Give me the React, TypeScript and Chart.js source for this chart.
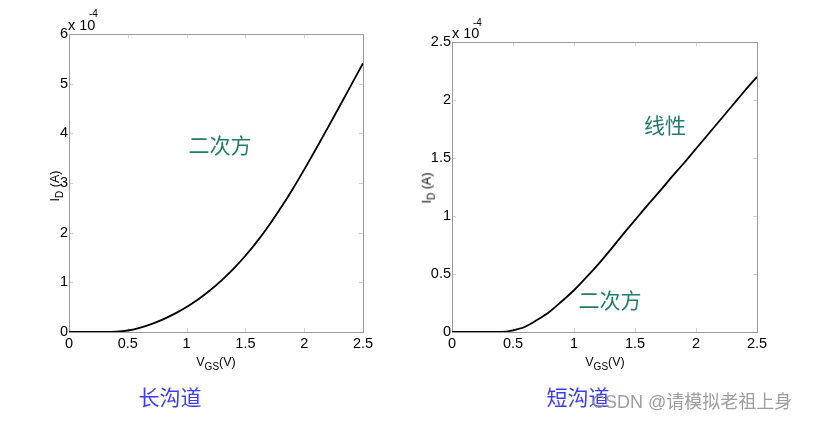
import React, { useEffect, useRef } from "react";
import { Chart, registerables } from "chart.js";
Chart.register(...registerables);

// ---- data ----
const vgs = [0, 0.1, 0.2, 0.3, 0.4, 0.5, 0.6, 0.7, 0.8, 0.9, 1.0, 1.1, 1.2, 1.3, 1.4, 1.5, 1.6, 1.7, 1.8, 1.9, 2.0, 2.1, 2.2, 2.3, 2.4, 2.5];
// long channel, units of 1e-4 A
const idLong = [0, 0, 0, 0, 0.005, 0.03, 0.085, 0.16, 0.255, 0.37, 0.505, 0.66, 0.84, 1.045, 1.275, 1.535, 1.825, 2.145, 2.495, 2.87, 3.27, 3.685, 4.11, 4.54, 4.975, 5.41];
// short channel, units of 1e-4 A
const idShort = [0, 0, 0, 0, 0.001, 0.015, 0.045, 0.105, 0.175, 0.265, 0.36, 0.47, 0.585, 0.71, 0.84, 0.965, 1.09, 1.21, 1.335, 1.455, 1.58, 1.705, 1.83, 1.955, 2.08, 2.2];
const xTicks = [0, 0.5, 1, 1.5, 2, 2.5];
const yTicksLong = [0, 1, 2, 3, 4, 5, 6];
const yTicksShort = [0, 0.5, 1, 1.5, 2, 2.5];

const W = 817;
const H = 421;
const TICK_FONT = { family: "'Liberation Sans', Arial, sans-serif", size: 14.5 };
const Y_AXIS_W = 40;
const X_AXIS_H = 30;

const framePlugin = {
  id: "matlabFrame",
  beforeDatasetsDraw(chart: any) {
    const { ctx, chartArea, scales } = chart;
    const { left, right, top, bottom } = chartArea;
    ctx.save();
    ctx.lineWidth = 1;
    ctx.strokeStyle = "#cfcfcf";
    const len = 4;
    scales.x.ticks.forEach((t: any) => {
      const px = Math.round(scales.x.getPixelForValue(t.value)) + 0.5;
      ctx.beginPath();
      ctx.moveTo(px, bottom);
      ctx.lineTo(px, bottom - len);
      ctx.moveTo(px, top);
      ctx.lineTo(px, top + len);
      ctx.stroke();
    });
    scales.y.ticks.forEach((t: any) => {
      const py = Math.round(scales.y.getPixelForValue(t.value)) + 0.5;
      ctx.beginPath();
      ctx.moveTo(left, py);
      ctx.lineTo(left + len, py);
      ctx.moveTo(right, py);
      ctx.lineTo(right - len, py);
      ctx.stroke();
    });
    ctx.strokeStyle = "#9a9a9a";
    ctx.strokeRect(Math.round(left) + 0.5, Math.round(top) + 0.5, Math.round(right - left), Math.round(bottom - top));
    ctx.restore();
  },
};

const fmt = (v: any) => String(v);

function makeConfig(values: number[], yTicks: number[], yMax: number, area: any) {
  return {
    type: "line",
    data: {
      datasets: [
        {
          data: vgs.map((v, i) => ({ x: v, y: values[i] })),
          borderColor: "#000000",
          borderWidth: 1.8,
          pointRadius: 0,
          fill: false,
          cubicInterpolationMode: "monotone",
        },
      ],
    },
    options: {
      responsive: false,
      animation: false,
      devicePixelRatio: 1,
      layout: {
        padding: {
          left: area.left - Y_AXIS_W,
          right: W - area.right,
          top: area.top,
          bottom: H - area.bottom - X_AXIS_H,
        },
      },
      plugins: { legend: { display: false }, tooltip: { enabled: false } },
      scales: {
        x: {
          type: "linear",
          min: 0,
          max: 2.5,
          afterBuildTicks: (s: any) => {
            s.ticks = xTicks.map((v) => ({ value: v }));
          },
          afterFit: (s: any) => {
            s.height = X_AXIS_H;
          },
          grid: { display: false, drawTicks: false },
          border: { display: false },
          ticks: { color: "#000", font: TICK_FONT, padding: 3, maxRotation: 0, autoSkip: false, callback: fmt },
        },
        y: {
          type: "linear",
          min: 0,
          max: yMax,
          afterBuildTicks: (s: any) => {
            s.ticks = yTicks.map((v) => ({ value: v }));
          },
          afterFit: (s: any) => {
            s.width = Y_AXIS_W;
          },
          grid: { display: false, drawTicks: false },
          border: { display: false },
          ticks: { color: "#000", font: TICK_FONT, padding: 1, autoSkip: false, callback: fmt },
        },
      },
    },
    plugins: [framePlugin],
  };
}

function ChartCanvas({ values, yTicks, yMax, area }: any) {
  const ref = useRef<HTMLCanvasElement | null>(null);
  useEffect(() => {
    if (!ref.current) return;
    const chart = new Chart(ref.current, makeConfig(values, yTicks, yMax, area) as any);
    return () => chart.destroy();
  }, []);
  return <canvas ref={ref} width={W} height={H} style={{ position: "absolute", left: 0, top: 0, width: W, height: H }} />;
}

function Txt({ x, y, children, style, anchor = "center" }: any) {
  const tx = anchor === "left" ? "0" : "-50%";
  return (
    <div
      style={{
        position: "absolute",
        left: x,
        top: y,
        transform: `translate(${tx}, -50%)`,
        whiteSpace: "nowrap",
        lineHeight: 1,
        ...style,
      }}
    >
      {children}
    </div>
  );
}

const latin = "'Liberation Sans', Arial, sans-serif";
const cjk = "'Noto Sans CJK SC', sans-serif";
const teal = "#1f7d6b";
const blue = "#3b3bff";

function XTitle({ x }: any) {
  return (
    <Txt x={x} y={362} style={{ fontFamily: latin, fontSize: 12.5, color: "#000" }}>
      V<span style={{ fontSize: 10, position: "relative", top: 4 }}>GS</span>(V)
    </Txt>
  );
}

function YTitle({ x, y }: any) {
  return (
    <div
      style={{
        position: "absolute",
        left: x,
        top: y,
        transform: "translate(-50%, -50%) rotate(-90deg)",
        whiteSpace: "nowrap",
        lineHeight: 1,
        fontFamily: latin,
        fontSize: 12.5,
        color: "#000",
      }}
    >
      I<span style={{ fontSize: 10, position: "relative", top: 4 }}>D</span> (A)
    </div>
  );
}

export default function App() {
  return (
    <div style={{ position: "absolute", left: 0, top: 0, width: W, height: H, background: "#fff", overflow: "hidden" }}>
      <ChartCanvas values={idLong} yTicks={yTicksLong} yMax={6} area={{ left: 69, right: 363, top: 34, bottom: 332 }} />
      <ChartCanvas values={idShort} yTicks={yTicksShort} yMax={2.5} area={{ left: 452, right: 757, top: 42, bottom: 332 }} />

      {/* left chart texts */}
      <Txt x={68} y={24.5} anchor="left" style={{ fontFamily: latin, fontSize: 14.5 }}>x 10</Txt>
      <Txt x={89} y={14} anchor="left" style={{ fontFamily: latin, fontSize: 10 }}>-4</Txt>
      <Txt x={220} y={144} style={{ fontFamily: cjk, fontSize: 21, color: teal }}>二次方</Txt>
      <XTitle x={216} />
      <YTitle x={55} y={186} />
      <Txt x={170} y={396} style={{ fontFamily: cjk, fontSize: 21, color: blue }}>长沟道</Txt>

      {/* right chart texts */}
      <Txt x={452} y={33} anchor="left" style={{ fontFamily: latin, fontSize: 14.5 }}>x 10</Txt>
      <Txt x={473} y={23} anchor="left" style={{ fontFamily: latin, fontSize: 10 }}>-4</Txt>
      <XTitle x={605} />
      <YTitle x={427} y={188} />
      <Txt x={665} y={124} style={{ fontFamily: cjk, fontSize: 21, color: teal }}>线性</Txt>
      <Txt x={610} y={299} style={{ fontFamily: cjk, fontSize: 21, color: teal }}>二次方</Txt>
      <Txt x={578} y={396} style={{ fontFamily: cjk, fontSize: 21, color: blue }}>短沟道</Txt>

      {/* watermark */}
      <Txt x={592} y={402} anchor="left" style={{ fontFamily: `'Liberation Sans', ${cjk}`, fontSize: 18, color: "rgba(140,140,140,0.85)" }}>
        CSDN @请模拟老祖上身
      </Txt>
    </div>
  );
}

********

### EXERCISE
Work out how many lines of the listing above include the word "React". Reply with nothing but the count.

### IN RESPONSE
2